Lessons from reality TV can solve nation’s crisis

As President Obama tries to push yet another job plan through Congress, I can’t help but pause and wonder if there’s ever going to be an end to this sluggish economy.

When a 101-year-old gets foreclosed upon and evicted from her home, you know things aren’t getting better.

But these doom-and-gloom headlines don’t bother me. For most of my adult life, all I’ve heard is talking heads preaching about all the pleasantries my generation can expect.

We won’t have social security. Our retirement age is being pushed back to 72 (that’s if I am ever able to retire). And it looks like women are still fighting to be paid the same salary as men who do the exact same job.

In the four-and-a-half years I spent in college, the economy went from soaring high to taking a dump. It just so happened my major (print journalism) didn’t seem that great of a career choice, as newspapers were being bludgeoned to death. The best advice my guidance counselor had for me was to stay in school until the economy leveled out. I would be a fourth-year senior, if I listened to her.
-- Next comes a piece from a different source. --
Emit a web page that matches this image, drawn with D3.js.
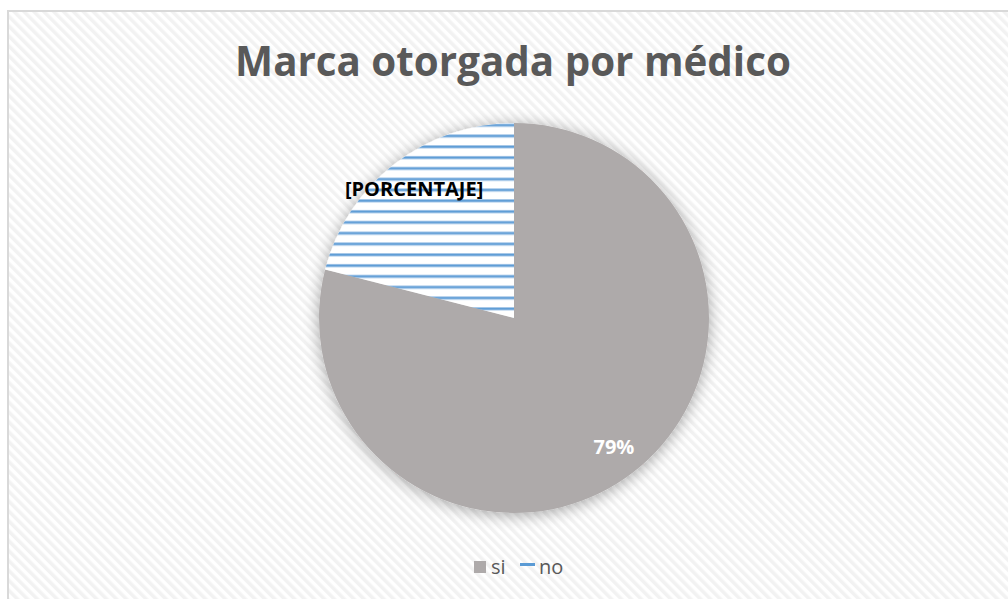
<!DOCTYPE html>
<html>
<head>
<meta charset="utf-8">
<script src="https://cdn.jsdelivr.net/npm/d3@7"></script>
<style>
  html, body { margin: 0; padding: 0; background: #ffffff; }
  svg { display: block; }
</style>
</head>
<body>
<svg id="chart" width="1008" height="599"></svg>
<script>
const title = "Marca otorgada por médico";
const categories = ["si", "no"];
const values = [79, 21];
const sliceLabels = ["79%", "[PORCENTAJE]"];

const W = 1008, H = 599;
const cx = 514, cy = 318, R = 195;

const svg = d3.select("#chart");
const defs = svg.append("defs");

// background diagonal stripes
const bg = defs.append("pattern").attr("id", "bgStripe")
  .attr("patternUnits", "userSpaceOnUse").attr("width", 7).attr("height", 7)
  .attr("patternTransform", "rotate(-45)");
bg.append("rect").attr("width", 7).attr("height", 7).attr("fill", "#ffffff");
bg.append("rect").attr("width", 3.5).attr("height", 7).attr("fill", "#f2f2f2");

// horizontal blue stripes for "no"
const hs = defs.append("pattern").attr("id", "blueStripe")
  .attr("patternUnits", "userSpaceOnUse").attr("width", 20).attr("height", 10.8)
  .attr("y", 129.5);
hs.append("rect").attr("width", 20).attr("height", 10.8).attr("fill", "#ffffff");
hs.append("rect").attr("y", 0).attr("width", 20).attr("height", 3.4).attr("fill", "#a4c6e8");
hs.append("rect").attr("y", 0.9).attr("width", 20).attr("height", 1.6).attr("fill", "#5b9bd5");

const sh = defs.append("filter").attr("id", "shadow")
  .attr("x", "-20%").attr("y", "-20%").attr("width", "140%").attr("height", "140%");
sh.append("feGaussianBlur").attr("in", "SourceAlpha").attr("stdDeviation", 8).attr("result", "b");
sh.append("feOffset").attr("in", "b").attr("dx", 0).attr("dy", 2).attr("result", "o");
sh.append("feComponentTransfer").attr("in", "o").attr("result", "o2")
  .append("feFuncA").attr("type", "linear").attr("slope", 0.35);
const mg = sh.append("feMerge");
mg.append("feMergeNode").attr("in", "o2");
mg.append("feMergeNode").attr("in", "SourceGraphic");

svg.append("rect").attr("x", 0).attr("y", 0).attr("width", W).attr("height", H).attr("fill", "#ffffff");
svg.append("rect").attr("x", 8).attr("y", 11).attr("width", W + 10).attr("height", H + 10)
  .attr("fill", "url(#bgStripe)").attr("stroke", "#d9d9d9").attr("stroke-width", 2);

// title
const t = svg.append("text").attr("x", 513).attr("y", 76).attr("text-anchor", "middle")
  .attr("font-family", "'Open Sans', sans-serif").attr("font-weight", "bold")
  .attr("font-size", 42).attr("fill", "#595959").text(title);
let tw = t.node().getComputedTextLength();
if (tw > 556) t.attr("font-size", 42 * 556 / tw);

const color = d3.scaleOrdinal().domain(categories).range(["#aeaaaa", "url(#blueStripe)"]);
const pie = d3.pie().sort(null).value(d => d.v);
const data = pie(categories.map((c, i) => ({ c, v: values[i], label: sliceLabels[i] })));
const arc = d3.arc().innerRadius(0).outerRadius(R);
const labelArc = d3.arc().innerRadius(163).outerRadius(163);

const g = svg.append("g").attr("transform", `translate(${cx},${cy})`);
g.append("g").attr("filter", "url(#shadow)")
  .selectAll("path").data(data).join("path")
  .attr("d", arc).attr("fill", d => color(d.data.c));

g.selectAll("text.lbl").data(data).join("text").attr("class", "lbl")
  .attr("transform", d => `translate(${labelArc.centroid(d)})`)
  .attr("text-anchor", "middle").attr("dy", "0.36em")
  .attr("font-family", "'Open Sans', sans-serif").attr("font-weight", "bold")
  .attr("font-size", 20)
  .attr("fill", d => d.data.c === "si" ? "#ffffff" : "#000000")
  .text(d => d.data.label);

// legend
const lg = svg.append("g");
lg.append("rect").attr("x", 474).attr("y", 561).attr("width", 12).attr("height", 12).attr("fill", color("si"));
lg.append("text").attr("x", 491).attr("y", 574).attr("font-family", "'Open Sans', sans-serif")
  .attr("font-size", 20).attr("fill", "#595959").text(categories[0]);
lg.append("rect").attr("x", 520).attr("y", 563).attr("width", 15).attr("height", 3).attr("fill", "#5b9bd5");
lg.append("text").attr("x", 539).attr("y", 574).attr("font-family", "'Open Sans', sans-serif")
  .attr("font-size", 20).attr("fill", "#595959").text(categories[1]);
</script>
</body>
</html>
When President Bush told us to spend, my generation spent wisely. We spent on our college education — taking out loans with the federal government. Now, the average college student is saddled with $23,000 of debt by the time they graduate, according to an article in the Wall Street Journal.

Our thanks is being released into the worst job market in 50 years, fighting for minimum-wage jobs that may or may not come with health benefits.

Well, I’m tired of the dilly-dallying of Washington and the mess that my parent’s generation left for us (sorry mom and dad, but you did kind of screw everything up).

Why don’t you put the task of getting the economy back on track in the hands of Generation Y?

Sure, we may spend most of our time online maintaining our virtual farms. OK, we may or may not know where Iraq is on the map.

But, gray-haired folks in Washington, it’s high time to hand over the reins and take a few lessons from Generation Facebook.


For instance, let’s look at our unhealthy addiction to reality television.

There’s pageant queens, bridezillas, pawn stars, animal hoarders, little people with pit bulls and extreme couponers.

If there’s anything I’ve learned, it’s that I can purchase thousands of dollars worth of groceries for $3.27; that I can purchase storage lockers and sell their filthy contents and make a profit; and that I can bilk prize money by parading my would-be daughter on the pageant stage.

Taking these lessons to heart, we can fix this economy. Sprinkle some extreme couponing here and there to fix the budget deficit, throw in some crazed bridezillas to handle international relations (they always seem to get their way) and viola! No more economic crisis.